Data section:

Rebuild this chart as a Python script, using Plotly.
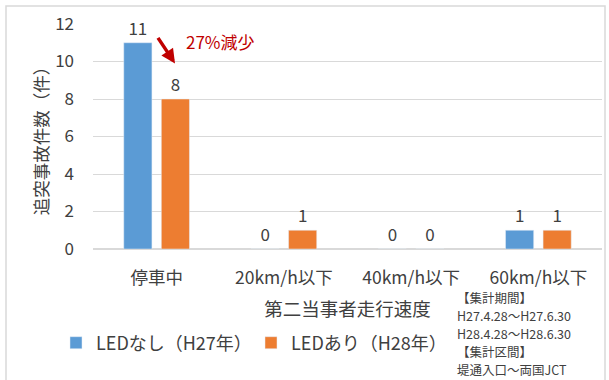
import plotly.graph_objects as go

categories = ["停車中", "20km/h以下", "40km/h以下", "60km/h以下"]
led_none_h27 = [11, 0, 0, 1]
led_with_h28 = [8, 1, 0, 1]
series_names = ["LEDなし（H27年）", "LEDあり（H28年）"]
y_ticks = [0, 2, 4, 6, 8, 10, 12]
note_lines = ["【集計期間】", "H27.4.28～H27.6.30", "H28.4.28～H28.6.30", "【集計区間】", "堤通入口～両国JCT"]

FONT = "Noto Sans CJK JP, Noto Sans, sans-serif"
TXT = "#404040"

W, H = 609, 380
L, R, T, B = 93, 7, 24, 131
PW, PH = W - L - R, H - T - B

def px(x):
    return (x - L) / PW

def py(y):
    return (H - B - y) / PH

fig = go.Figure()
fig.add_trace(go.Bar(x=categories, y=led_none_h27, name=series_names[0],
                     marker_color="#5b9bd5", text=led_none_h27, textposition="outside",
                     textfont=dict(size=17, color=TXT), cliponaxis=False))
fig.add_trace(go.Bar(x=categories, y=led_with_h28, name=series_names[1],
                     marker_color="#ed7d31", text=led_with_h28, textposition="outside",
                     textfont=dict(size=17, color=TXT), cliponaxis=False))

fig.update_layout(
    width=W, height=H,
    margin=dict(l=L, r=R, t=T, b=B),
    paper_bgcolor="white", plot_bgcolor="white",
    font=dict(family=FONT, color=TXT, size=17),
    bargap=0.41, bargroupgap=0.25,
    showlegend=True,
    legend=dict(orientation="h", x=px(56), y=py(343), xanchor="left", yanchor="middle",
                entrywidth=150, font=dict(size=18, color=TXT), itemwidth=30),
    xaxis=dict(showgrid=False, showline=False, ticks="", tickfont=dict(size=17.5, color=TXT),
               ticklabelstandoff=16,
               title=dict(text="第二当事者走行速度", font=dict(size=18.5, color=TXT), standoff=15)),
    yaxis=dict(range=[0, 12], tickvals=y_ticks, showgrid=True, gridcolor="#d9d9d9",
               zeroline=True, zerolinecolor="#d9d9d9", showline=False, ticks="",
               tickfont=dict(size=17, color=TXT), ticklabelstandoff=18,
               title=dict(text="追突事故件数（件）", font=dict(size=17.5, color=TXT), standoff=2)),
)

fig.add_annotation(x=px(175), y=9.9, xref="paper", yref="y", text="", showarrow=True,
                   ax=-18, ay=-27, arrowcolor="#c00000", arrowwidth=3.5, arrowhead=2,
                   arrowsize=0.8)
fig.add_annotation(x=px(220), y=py(42), xref="paper", yref="paper", xanchor="center",
                   yanchor="middle", text="27%減少",
                   showarrow=False, font=dict(size=17, color="#c00000"))
for i, line in enumerate(note_lines):
    fig.add_annotation(x=px(456), y=py(297 + i * 18.2), xref="paper", yref="paper",
                       xanchor="left", yanchor="middle", showarrow=False, text=line,
                       font=dict(size=12.5, color=TXT), borderpad=0)
fig.add_shape(type="rect", xref="paper", yref="paper", x0=px(6), x1=px(605),
              y0=py(395), y1=py(6), line=dict(color="#d9d9d9", width=1.5), layer="below")

fig.write_html("out.html")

What to work on:
Quote the material word for word, dropping any images it holds.

Written reply:
Rebuild this chart as a Python script, using Plotly.
import plotly.graph_objects as go

categories = ["停車中", "20km/h以下", "40km/h以下", "60km/h以下"]
led_none_h27 = [11, 0, 0, 1]
led_with_h28 = [8, 1, 0, 1]
series_names = ["LEDなし（H27年）", "LEDあり（H28年）"]
y_ticks = [0, 2, 4, 6, 8, 10, 12]
note_lines = ["【集計期間】", "H27.4.28～H27.6.30", "H28.4.28～H28.6.30", "【集計区間】", "堤通入口～両国JCT"]

FONT = "Noto Sans CJK JP, Noto Sans, sans-serif"
TXT = "#404040"

W, H = 609, 380
L, R, T, B = 93, 7, 24, 131
PW, PH = W - L - R, H - T - B

def px(x):
    return (x - L) / PW

def py(y):
    return (H - B - y) / PH

fig = go.Figure()
fig.add_trace(go.Bar(x=categories, y=led_none_h27, name=series_names[0],
                     marker_color="#5b9bd5", text=led_none_h27, textposition="outside",
                     textfont=dict(size=17, color=TXT), cliponaxis=False))
fig.add_trace(go.Bar(x=categories, y=led_with_h28, name=series_names[1],
                     marker_color="#ed7d31", text=led_with_h28, textposition="outside",
                     textfont=dict(size=17, color=TXT), cliponaxis=False))

fig.update_layout(
    width=W, height=H,
    margin=dict(l=L, r=R, t=T, b=B),
    paper_bgcolor="white", plot_bgcolor="white",
    font=dict(family=FONT, color=TXT, size=17),
    bargap=0.41, bargroupgap=0.25,
    showlegend=True,
    legend=dict(orientation="h", x=px(56), y=py(343), xanchor="left", yanchor="middle",
                entrywidth=150, font=dict(size=18, color=TXT), itemwidth=30),
    xaxis=dict(showgrid=False, showline=False, ticks="", tickfont=dict(size=17.5, color=TXT),
               ticklabelstandoff=16,
               title=dict(text="第二当事者走行速度", font=dict(size=18.5, color=TXT), standoff=15)),
    yaxis=dict(range=[0, 12], tickvals=y_ticks, showgrid=True, gridcolor="#d9d9d9",
               zeroline=True, zerolinecolor="#d9d9d9", showline=False, ticks="",
               tickfont=dict(size=17, color=TXT), ticklabelstandoff=18,
               title=dict(text="追突事故件数（件）", font=dict(size=17.5, color=TXT), standoff=2)),
)

fig.add_annotation(x=px(175), y=9.9, xref="paper", yref="y", text="", showarrow=True,
                   ax=-18, ay=-27, arrowcolor="#c00000", arrowwidth=3.5, arrowhead=2,
                   arrowsize=0.8)
fig.add_annotation(x=px(220), y=py(42), xref="paper", yref="paper", xanchor="center",
                   yanchor="middle", text="27%減少",
                   showarrow=False, font=dict(size=17, color="#c00000"))
for i, line in enumerate(note_lines):
    fig.add_annotation(x=px(456), y=py(297 + i * 18.2), xref="paper", yref="paper",
                       xanchor="left", yanchor="middle", showarrow=False, text=line,
                       font=dict(size=12.5, color=TXT), borderpad=0)
fig.add_shape(type="rect", xref="paper", yref="paper", x0=px(6), x1=px(605),
              y0=py(395), y1=py(6), line=dict(color="#d9d9d9", width=1.5), layer="below")

fig.write_html("out.html")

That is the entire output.